Archive for May, 2010

Hereford Residential College: A Great Home for Transfer Students!

The following statement was written by Nancy Takahashi, ASLA, the Principal of Hereford College:
“If you are a transfer student and looking to join a vibrant residential community of 1st through 4th year students from across the university, take a look at Hereford Residential College.  Students choose Hereford because of its active programming and event offerings built around our themes of sustainability and cultural diversity.  We strive to create the exciting and bold new living/learning community that Jefferson envisioned in his original university.  Along with the 200 students who are a part of Hereford, we have a core of 40 faculty, grad student and community Fellows who are committed to engaging with students outside the classroom through dinners, field trips, and our wide array of short courses each semester.  As a new offering, Hereford sponsors undergraduate research grants for up to $2,000 to Hereford students who are interested in pursuing research on a self-devised topic with a faculty member of their choice.

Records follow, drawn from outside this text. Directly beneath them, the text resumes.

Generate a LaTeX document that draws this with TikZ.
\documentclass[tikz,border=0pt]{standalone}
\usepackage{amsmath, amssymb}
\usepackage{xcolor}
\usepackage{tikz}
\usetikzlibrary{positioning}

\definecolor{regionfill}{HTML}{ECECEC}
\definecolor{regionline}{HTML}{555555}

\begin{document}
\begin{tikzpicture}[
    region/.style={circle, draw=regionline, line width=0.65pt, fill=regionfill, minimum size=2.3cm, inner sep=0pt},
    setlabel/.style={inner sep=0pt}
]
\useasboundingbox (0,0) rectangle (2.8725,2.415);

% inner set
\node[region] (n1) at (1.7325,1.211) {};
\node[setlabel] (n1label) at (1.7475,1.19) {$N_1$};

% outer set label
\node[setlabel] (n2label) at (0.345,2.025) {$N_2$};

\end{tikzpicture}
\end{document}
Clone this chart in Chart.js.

Our spacious home on historic and spectacular Oberservatory Hill affords great opportunities to enjoy the outdoors, whether playing soccer on our play fields, studying on our outdoor tables, tending vegetable and flower beds in our own minifarm garden, or relaxing on our popular “hammock’ terrace.  Hereford enjoys close proximity to two of the university’s main fitness and health centers (AFC/Aquatic Fitness Center and Slaughter Recreation Center), the football stadium, miles of scenic hiking and biking trails on Observatory Hill and beautiful Runk Hall, the best dining on Grounds.  Many of the science and engineering buildings on McCormick Road are also nearby and reachable by an easy walk or a quick bus ride, with buses arriving every ten minutes throughout the day.  Take a look at our community and calendar of events on our website, www.hereford.virginia.edu.”

The International Residential College

The International Residential College or “IRC” is a residential college program that is focused on international issues.  Too often, we hear comments that suggest that when people read the name, they automatically assume that this is the housing option for international students.  That is an unfortunate association with the name -although the University hasn’t found a better name to describe the program.  The goal is to provide a diverse and active community where global issues and concerns are discussed.  The current make up of the community is about 1/3 international students and 2/3 domestic students.  That ratio is the same in Hereford College.

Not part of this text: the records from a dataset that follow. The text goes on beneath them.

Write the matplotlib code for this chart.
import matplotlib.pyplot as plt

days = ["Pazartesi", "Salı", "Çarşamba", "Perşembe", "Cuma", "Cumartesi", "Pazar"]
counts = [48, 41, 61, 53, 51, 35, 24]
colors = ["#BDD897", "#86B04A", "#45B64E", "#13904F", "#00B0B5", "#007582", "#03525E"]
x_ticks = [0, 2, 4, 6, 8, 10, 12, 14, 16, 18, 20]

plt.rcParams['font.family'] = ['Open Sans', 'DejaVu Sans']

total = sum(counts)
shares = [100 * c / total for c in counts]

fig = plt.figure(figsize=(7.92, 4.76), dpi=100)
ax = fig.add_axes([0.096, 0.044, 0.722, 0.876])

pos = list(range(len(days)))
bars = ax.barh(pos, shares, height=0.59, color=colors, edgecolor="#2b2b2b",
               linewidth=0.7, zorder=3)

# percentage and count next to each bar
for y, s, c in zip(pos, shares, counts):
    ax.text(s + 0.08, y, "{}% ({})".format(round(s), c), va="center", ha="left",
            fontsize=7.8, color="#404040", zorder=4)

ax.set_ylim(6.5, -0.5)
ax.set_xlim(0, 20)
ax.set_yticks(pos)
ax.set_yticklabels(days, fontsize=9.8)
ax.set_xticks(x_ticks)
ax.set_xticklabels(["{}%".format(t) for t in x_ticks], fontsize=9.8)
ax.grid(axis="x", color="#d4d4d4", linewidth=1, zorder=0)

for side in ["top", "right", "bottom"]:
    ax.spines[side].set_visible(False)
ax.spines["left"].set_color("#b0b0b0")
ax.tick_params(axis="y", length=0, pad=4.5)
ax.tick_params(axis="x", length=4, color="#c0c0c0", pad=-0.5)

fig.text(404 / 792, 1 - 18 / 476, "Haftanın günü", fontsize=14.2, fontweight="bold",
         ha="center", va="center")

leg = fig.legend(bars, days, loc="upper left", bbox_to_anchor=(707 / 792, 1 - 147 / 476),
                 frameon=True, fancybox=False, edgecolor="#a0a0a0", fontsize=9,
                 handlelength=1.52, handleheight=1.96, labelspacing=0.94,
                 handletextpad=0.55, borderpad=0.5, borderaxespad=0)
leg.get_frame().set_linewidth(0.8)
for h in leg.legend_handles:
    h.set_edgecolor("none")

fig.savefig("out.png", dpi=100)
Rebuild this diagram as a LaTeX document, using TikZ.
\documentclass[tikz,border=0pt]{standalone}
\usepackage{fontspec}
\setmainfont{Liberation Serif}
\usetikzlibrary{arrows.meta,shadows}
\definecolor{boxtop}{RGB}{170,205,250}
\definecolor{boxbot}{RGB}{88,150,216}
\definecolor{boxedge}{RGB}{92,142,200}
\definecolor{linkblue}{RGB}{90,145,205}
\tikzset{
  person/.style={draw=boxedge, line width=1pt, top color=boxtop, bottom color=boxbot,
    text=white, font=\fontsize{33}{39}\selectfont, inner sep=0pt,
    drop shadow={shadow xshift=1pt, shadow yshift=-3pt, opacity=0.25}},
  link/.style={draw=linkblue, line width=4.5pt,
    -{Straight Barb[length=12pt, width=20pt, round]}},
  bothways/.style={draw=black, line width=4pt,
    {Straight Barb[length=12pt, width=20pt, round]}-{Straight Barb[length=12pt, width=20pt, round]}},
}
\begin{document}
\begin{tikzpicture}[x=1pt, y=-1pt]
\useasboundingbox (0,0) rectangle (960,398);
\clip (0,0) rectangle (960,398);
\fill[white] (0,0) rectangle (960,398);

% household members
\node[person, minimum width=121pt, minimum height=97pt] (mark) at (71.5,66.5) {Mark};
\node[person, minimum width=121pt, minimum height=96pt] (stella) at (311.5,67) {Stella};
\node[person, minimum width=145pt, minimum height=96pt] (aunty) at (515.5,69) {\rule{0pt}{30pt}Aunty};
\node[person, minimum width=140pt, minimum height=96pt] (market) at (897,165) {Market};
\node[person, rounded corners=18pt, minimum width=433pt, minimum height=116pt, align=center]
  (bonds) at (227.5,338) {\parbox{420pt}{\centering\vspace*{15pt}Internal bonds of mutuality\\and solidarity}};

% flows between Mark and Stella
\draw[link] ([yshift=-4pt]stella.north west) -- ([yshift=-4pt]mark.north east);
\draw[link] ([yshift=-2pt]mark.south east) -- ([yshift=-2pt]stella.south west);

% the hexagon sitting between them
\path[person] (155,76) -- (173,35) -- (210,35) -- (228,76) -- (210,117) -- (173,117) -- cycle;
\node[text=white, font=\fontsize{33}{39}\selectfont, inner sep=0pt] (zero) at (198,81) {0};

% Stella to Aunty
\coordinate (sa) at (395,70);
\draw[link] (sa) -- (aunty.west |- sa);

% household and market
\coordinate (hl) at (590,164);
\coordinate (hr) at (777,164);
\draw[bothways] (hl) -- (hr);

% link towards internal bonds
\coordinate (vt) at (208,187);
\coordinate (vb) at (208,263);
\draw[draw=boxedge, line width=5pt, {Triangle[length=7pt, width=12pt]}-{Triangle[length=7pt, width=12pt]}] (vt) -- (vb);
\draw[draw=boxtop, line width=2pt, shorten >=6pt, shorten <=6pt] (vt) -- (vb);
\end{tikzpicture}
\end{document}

I recommend that both as a first year student and as an incoming upperclass student that you give serious consideration to this housing option.  The location of the college, on Emmet street, next to the Alumni Association and across from the tennis courts, is close to everything.  The four buildings are very community focused – the first floor in Munford was originally constructed as women’s housing before the University was coed and has large lounge and classroom areas that are utilized extensively to support activities.  The IRC is a very active and involved community.  If you look at their web site you will see student created videos that have individual students describing what life has been like for them, as members of the community.  The activities describe will include very popular yoga classes, weekly discussions about world issues (“The Week that Was”), weekly community breakfasts and study abroad trips.  The community also features as many as 35 exchange students who are here each year.

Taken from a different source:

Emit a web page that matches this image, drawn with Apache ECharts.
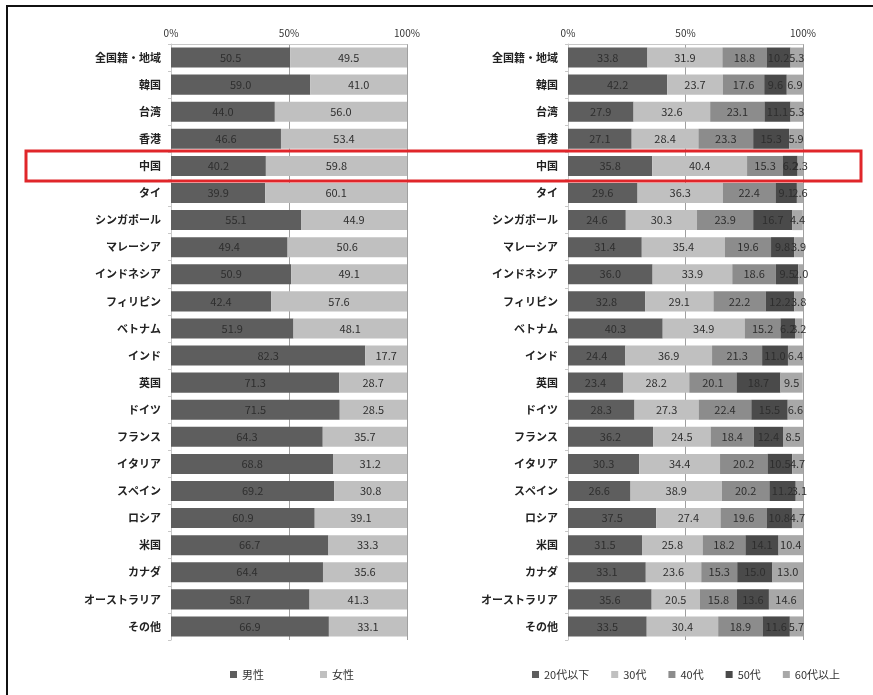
<!DOCTYPE html>
<html lang="ja">
<head>
    <meta charset="UTF-8">
    <title>index</title>
    <script src="https://cdn.jsdelivr.net/npm/echarts@6/dist/echarts.min.js"></script>
    <style>
        html, body { margin: 0; padding: 0; background: #fff; }
        #main { width: 873px; height: 695px; }
    </style>
</head>
<body>
<div id="main"></div>
<script>
    // 国籍・地域
    var categories = ['全国籍・地域','韓国','台湾','香港','中国','タイ','シンガポール','マレーシア','インドネシア','フィリピン','ベトナム','インド','英国','ドイツ','フランス','イタリア','スペイン','ロシア','米国','カナダ','オーストラリア','その他'];
    var tickLabels = ['0%', '50%', '100%'];

    // 性別
    var male   = [50.5, 59.0, 44.0, 46.6, 40.2, 39.9, 55.1, 49.4, 50.9, 42.4, 51.9, 82.3, 71.3, 71.5, 64.3, 68.8, 69.2, 60.9, 66.7, 64.4, 58.7, 66.9];
    var female = [49.5, 41.0, 56.0, 53.4, 59.8, 60.1, 44.9, 50.6, 49.1, 57.6, 48.1, 17.7, 28.7, 28.5, 35.7, 31.2, 30.8, 39.1, 33.3, 35.6, 41.3, 33.1];

    // 年代
    var age20 = [33.8, 42.2, 27.9, 27.1, 35.8, 29.6, 24.6, 31.4, 36.0, 32.8, 40.3, 24.4, 23.4, 28.3, 36.2, 30.3, 26.6, 37.5, 31.5, 33.1, 35.6, 33.5];
    var age30 = [31.9, 23.7, 32.6, 28.4, 40.4, 36.3, 30.3, 35.4, 33.9, 29.1, 34.9, 36.9, 28.2, 27.3, 24.5, 34.4, 38.9, 27.4, 25.8, 23.6, 20.5, 30.4];
    var age40 = [18.8, 17.6, 23.1, 23.3, 15.3, 22.4, 23.9, 19.6, 18.6, 22.2, 15.2, 21.3, 20.1, 22.4, 18.4, 20.2, 20.2, 19.6, 18.2, 15.3, 15.8, 18.9];
    var age50 = [10.2, 9.6, 11.1, 15.3, 6.2, 9.1, 16.7, 9.8, 9.5, 12.2, 6.2, 11.0, 18.7, 15.5, 12.4, 10.5, 11.2, 10.8, 14.1, 15.0, 13.6, 11.6];
    var age60 = [5.3, 6.9, 5.3, 5.9, 2.3, 2.6, 4.4, 3.9, 2.0, 3.8, 3.2, 6.4, 9.5, 6.6, 8.5, 4.7, 3.1, 4.7, 10.4, 13.0, 14.6, 5.7];

    var FONT = '"Noto Sans CJK JP", sans-serif';
    var my_Chart = echarts.init(document.getElementById('main'));

    function xAxisOf(idx) {
        return {
            gridIndex: idx,
            type: 'value',
            position: 'top',
            min: 0, max: 100, interval: 50,
            axisLine: {show: true, lineStyle: {color: '#c8c8c8'}},
            axisTick: {show: false},
            splitLine: {show: true, lineStyle: {color: '#a0a0a0'}},
            axisLabel: {
                color: '#333', fontSize: 10, fontFamily: FONT, margin: 6,
                formatter: function (v) { return tickLabels[v / 50]; }
            }
        };
    }
    function yAxisOf(idx) {
        return {
            gridIndex: idx,
            type: 'category',
            inverse: true,
            data: categories,
            axisLine: {show: true, lineStyle: {color: '#c8c8c8'}},
            axisTick: {show: true, length: 3, lineStyle: {color: '#c8c8c8'}},
            axisLabel: {color: '#222', fontSize: 11, fontWeight: 'bold', fontFamily: FONT, margin: 10}
        };
    }
    function barOf(name, data, color, idx) {
        return {
            name: name,
            type: 'bar',
            stack: 'g' + idx,
            xAxisIndex: idx,
            yAxisIndex: idx,
            barWidth: '74%',
            data: data,
            itemStyle: {color: color},
            label: {
                show: true, position: 'inside', color: '#2e2e2e',
                fontSize: 11, fontFamily: FONT,
                formatter: function (p) { return p.value.toFixed(1); }
            }
        };
    }

    var option = {
        backgroundColor: '#fff',
        animation: false,
        grid: [
            {left: 171, right: 466, top: 44, bottom: 55},
            {left: 568, right: 70, top: 44, bottom: 55}
        ],
        xAxis: [xAxisOf(0), xAxisOf(1)],
        yAxis: [yAxisOf(0), yAxisOf(1)],
        legend: [
            {
                data: ['男性', '女性'],
                left: 225, top: 664, itemWidth: 7, itemHeight: 7, itemGap: 56,
                icon: 'rect', textStyle: {color: '#333', fontSize: 11, fontFamily: FONT}
            },
            {
                data: ['20代以下', '30代', '40代', '50代', '60代以上'],
                left: 527, top: 664, itemWidth: 7, itemHeight: 7, itemGap: 22,
                icon: 'rect', textStyle: {color: '#333', fontSize: 11, fontFamily: FONT}
            }
        ],
        graphic: [
            {
                type: 'line', silent: true,
                shape: {x1: 6, y1: 6, x2: 873, y2: 6},
                style: {stroke: '#111', lineWidth: 2}
            },
            {
                type: 'line', silent: true,
                shape: {x1: 7, y1: 6, x2: 7, y2: 695},
                style: {stroke: '#111', lineWidth: 2}
            },
            {
                type: 'rect', silent: true, z: 100,
                shape: {x: 26, y: 151, width: 835, height: 30},
                style: {fill: 'none', stroke: '#e0262a', lineWidth: 3}
            }
        ],
        series: [
            barOf('男性', male, '#5e5e5e', 0),
            barOf('女性', female, '#c0c0c0', 0),
            barOf('20代以下', age20, '#5e5e5e', 1),
            barOf('30代', age30, '#c0c0c0', 1),
            barOf('40代', age40, '#8c8c8c', 1),
            barOf('50代', age50, '#4a4a4a', 1),
            barOf('60代以上', age60, '#a8a8a8', 1)
        ]
    };
    my_Chart.setOption(option);
</script>
</body>
</html>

For FY students, there is room in the community for 60 (out of a total population of approximately 280 students).  It is a community that you can join and remain a part of all 4 years.  The upperclass students can help you with your adjustment to the University in ways that only a peer who is a couple of steps ahead of you can.

The staff of the College are always eager to answer your questions about life in the community.

We Welcome Your Comments

As you read the information contained in this blog, please let us know if the information that has been posted raises any questions for you.  Please also let us know if there are topics or subjects that you have questions about that we have not addressed yet.  We will use your comments to guide future postings.  Thank you.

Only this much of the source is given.